### SET TASK
Will you output all of the data below exactly, omitting the images?

### MATERIAL PROVIDED
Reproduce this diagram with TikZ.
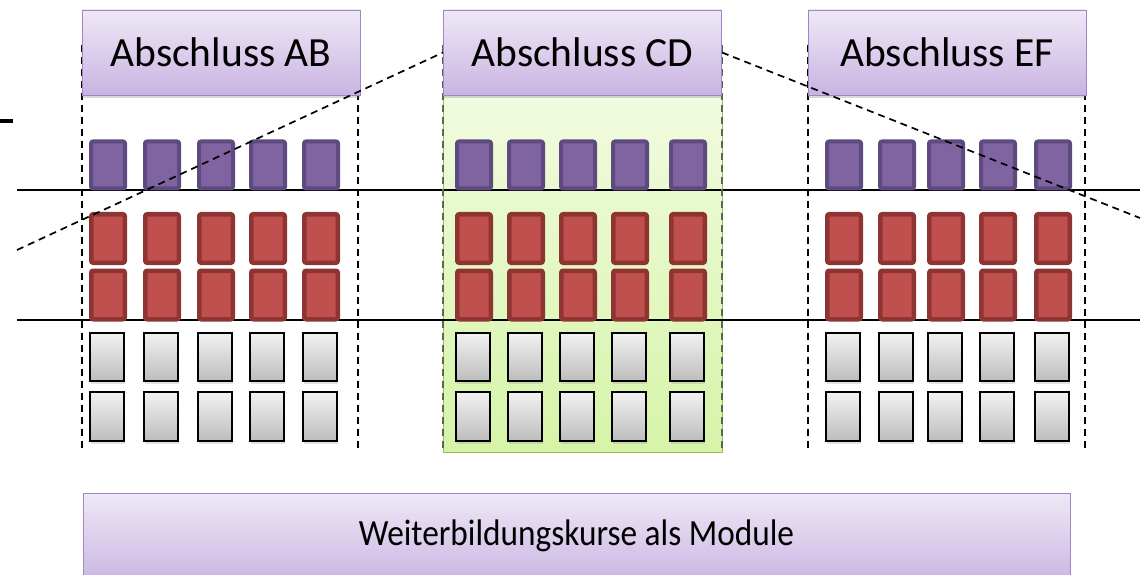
\documentclass[tikz,border=0pt]{standalone}
\usepackage{fontspec}
\usepackage{graphicx}
\setmainfont{Carlito}
\usetikzlibrary{shadows}
\definecolor{hdrtop}{HTML}{EEE8F6}
\definecolor{hdrbot}{HTML}{C9B4E2}
\definecolor{hdrline}{HTML}{A185C6}
\definecolor{purp}{HTML}{8064A2}
\definecolor{purpdark}{HTML}{5E4A7E}
\definecolor{redc}{HTML}{C0504D}
\definecolor{reddark}{HTML}{8E3533}
\definecolor{grtop}{HTML}{F1FBE0}
\definecolor{grbot}{HTML}{D6F4A8}
\definecolor{grline}{HTML}{9BBB59}
\definecolor{grdash}{HTML}{59674C}
\begin{document}
\begin{tikzpicture}[x=1pt,y=-1pt,
 hdr/.style={draw=hdrline, line width=0.9pt, top color=hdrtop, bottom color=hdrbot,
   minimum width=278pt, minimum height=85pt, inner sep=0pt,
   font=\fontsize{41.5}{48}\selectfont,
   drop shadow={opacity=0.3, shadow xshift=0pt, shadow yshift=-3pt}},
 pbox/.style={draw=purpdark, fill=purp, line width=4pt, rounded corners=2pt,
   minimum width=34pt, minimum height=47pt, inner sep=0pt},
 rbox/.style={draw=reddark, fill=redc, line width=4.5pt, rounded corners=2pt,
   minimum width=33.5pt, minimum height=48.5pt, inner sep=0pt},
 gbox/.style={draw=black, line width=1.7pt, top color=black!5, bottom color=black!26,
   minimum width=33.5pt, minimum height=48.5pt, inner sep=0pt,
   drop shadow={opacity=0.22, shadow xshift=1pt, shadow yshift=-3pt}},
 sepline/.style={draw=black, line width=1.2pt},
 guide/.style={line width=1.7pt, dash pattern=on 7pt off 5pt},
 greenbox/.style={draw=grline, line width=0.8pt, top color=grtop, bottom color=grbot,
   minimum width=279pt, minimum height=357pt, inner sep=0pt},
 modbox/.style={draw=hdrline, line width=0.9pt, top color=hdrtop, bottom color=hdrbot,
   minimum width=987pt, minimum height=92pt, inner sep=0pt,
   font=\fontsize{37}{44}\selectfont}
]
\useasboundingbox (0,0) rectangle (1144,575);

% green highlight of column CD
\node[greenbox] (green) at (582.5,273.5) {};

% horizontal separator lines
\coordinate (l1a) at (17,190); \coordinate (l1b) at (1140,190);
\coordinate (l2a) at (17,320); \coordinate (l2b) at (1140,320);
\draw[sepline] (l1a) -- (l1b);
\draw[sepline] (l2a) -- (l2b);

% short thick bar at top left
\coordinate (bar1) at (0,121); \coordinate (bar2) at (13,121);
\draw[line width=4pt] (bar1) -- (bar2);

% vertical dashed guides
\foreach \n/\x/\c in {abl/82/black, abr/358/black, cdl/443/grdash, cdr/722/grdash, efl/808/black, efr/1085/black}{
  \coordinate (\n t) at (\x,45);
  \coordinate (\n b) at (\x,448);
  \draw[guide, draw=\c] (\n t) -- (\n b);
}

% header boxes
\node[hdr] (ab) at (221,52.5) {Abschluss AB};
\node[hdr] (cd) at (582.5,52.5) {Abschluss CD};
\node[hdr] (ef) at (947,52.5) {Abschluss EF};

% module blocks
\foreach \g/\xa/\xb/\xc/\xd/\xe in {ab/108/162/216/268/321, cd/474/526/578/630/688, ef/844/897/946/998/1053}{
  \foreach[count=\i] \x in {\xa,\xb,\xc,\xd,\xe}{
    \node[pbox] (\g p\i) at (\x,165) {};
    \node[rbox] (\g ra\i) at (\x,238.5) {};
    \node[rbox] (\g rb\i) at (\x,295) {};
    \node[gbox] (\g ga\i) at (\x-1,357) {};
    \node[gbox] (\g gb\i) at (\x-1,416.5) {};
  }
}

% diagonal dashed lines
\coordinate (dl) at (17,250);
\coordinate (dr) at (1140,218);
\draw[guide] (dl) -- (cd.west);
\draw[guide] (cd.east) -- (dr);

% bottom module box
\node[modbox, anchor=north] (mod) at (576.5,493)
  {\raisebox{13pt}{\scalebox{0.9}[1]{Weiterbildungskurse als Module}}};
\end{tikzpicture}
\end{document}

### THE OUTPUT
Reproduce this diagram with TikZ.
\documentclass[tikz,border=0pt]{standalone}
\usepackage{fontspec}
\usepackage{graphicx}
\setmainfont{Carlito}
\usetikzlibrary{shadows}
\definecolor{hdrtop}{HTML}{EEE8F6}
\definecolor{hdrbot}{HTML}{C9B4E2}
\definecolor{hdrline}{HTML}{A185C6}
\definecolor{purp}{HTML}{8064A2}
\definecolor{purpdark}{HTML}{5E4A7E}
\definecolor{redc}{HTML}{C0504D}
\definecolor{reddark}{HTML}{8E3533}
\definecolor{grtop}{HTML}{F1FBE0}
\definecolor{grbot}{HTML}{D6F4A8}
\definecolor{grline}{HTML}{9BBB59}
\definecolor{grdash}{HTML}{59674C}
\begin{document}
\begin{tikzpicture}[x=1pt,y=-1pt,
 hdr/.style={draw=hdrline, line width=0.9pt, top color=hdrtop, bottom color=hdrbot,
   minimum width=278pt, minimum height=85pt, inner sep=0pt,
   font=\fontsize{41.5}{48}\selectfont,
   drop shadow={opacity=0.3, shadow xshift=0pt, shadow yshift=-3pt}},
 pbox/.style={draw=purpdark, fill=purp, line width=4pt, rounded corners=2pt,
   minimum width=34pt, minimum height=47pt, inner sep=0pt},
 rbox/.style={draw=reddark, fill=redc, line width=4.5pt, rounded corners=2pt,
   minimum width=33.5pt, minimum height=48.5pt, inner sep=0pt},
 gbox/.style={draw=black, line width=1.7pt, top color=black!5, bottom color=black!26,
   minimum width=33.5pt, minimum height=48.5pt, inner sep=0pt,
   drop shadow={opacity=0.22, shadow xshift=1pt, shadow yshift=-3pt}},
 sepline/.style={draw=black, line width=1.2pt},
 guide/.style={line width=1.7pt, dash pattern=on 7pt off 5pt},
 greenbox/.style={draw=grline, line width=0.8pt, top color=grtop, bottom color=grbot,
   minimum width=279pt, minimum height=357pt, inner sep=0pt},
 modbox/.style={draw=hdrline, line width=0.9pt, top color=hdrtop, bottom color=hdrbot,
   minimum width=987pt, minimum height=92pt, inner sep=0pt,
   font=\fontsize{37}{44}\selectfont}
]
\useasboundingbox (0,0) rectangle (1144,575);

% green highlight of column CD
\node[greenbox] (green) at (582.5,273.5) {};

% horizontal separator lines
\coordinate (l1a) at (17,190); \coordinate (l1b) at (1140,190);
\coordinate (l2a) at (17,320); \coordinate (l2b) at (1140,320);
\draw[sepline] (l1a) -- (l1b);
\draw[sepline] (l2a) -- (l2b);

% short thick bar at top left
\coordinate (bar1) at (0,121); \coordinate (bar2) at (13,121);
\draw[line width=4pt] (bar1) -- (bar2);

% vertical dashed guides
\foreach \n/\x/\c in {abl/82/black, abr/358/black, cdl/443/grdash, cdr/722/grdash, efl/808/black, efr/1085/black}{
  \coordinate (\n t) at (\x,45);
  \coordinate (\n b) at (\x,448);
  \draw[guide, draw=\c] (\n t) -- (\n b);
}

% header boxes
\node[hdr] (ab) at (221,52.5) {Abschluss AB};
\node[hdr] (cd) at (582.5,52.5) {Abschluss CD};
\node[hdr] (ef) at (947,52.5) {Abschluss EF};

% module blocks
\foreach \g/\xa/\xb/\xc/\xd/\xe in {ab/108/162/216/268/321, cd/474/526/578/630/688, ef/844/897/946/998/1053}{
  \foreach[count=\i] \x in {\xa,\xb,\xc,\xd,\xe}{
    \node[pbox] (\g p\i) at (\x,165) {};
    \node[rbox] (\g ra\i) at (\x,238.5) {};
    \node[rbox] (\g rb\i) at (\x,295) {};
    \node[gbox] (\g ga\i) at (\x-1,357) {};
    \node[gbox] (\g gb\i) at (\x-1,416.5) {};
  }
}

% diagonal dashed lines
\coordinate (dl) at (17,250);
\coordinate (dr) at (1140,218);
\draw[guide] (dl) -- (cd.west);
\draw[guide] (cd.east) -- (dr);

% bottom module box
\node[modbox, anchor=north] (mod) at (576.5,493)
  {\raisebox{13pt}{\scalebox{0.9}[1]{Weiterbildungskurse als Module}}};
\end{tikzpicture}
\end{document}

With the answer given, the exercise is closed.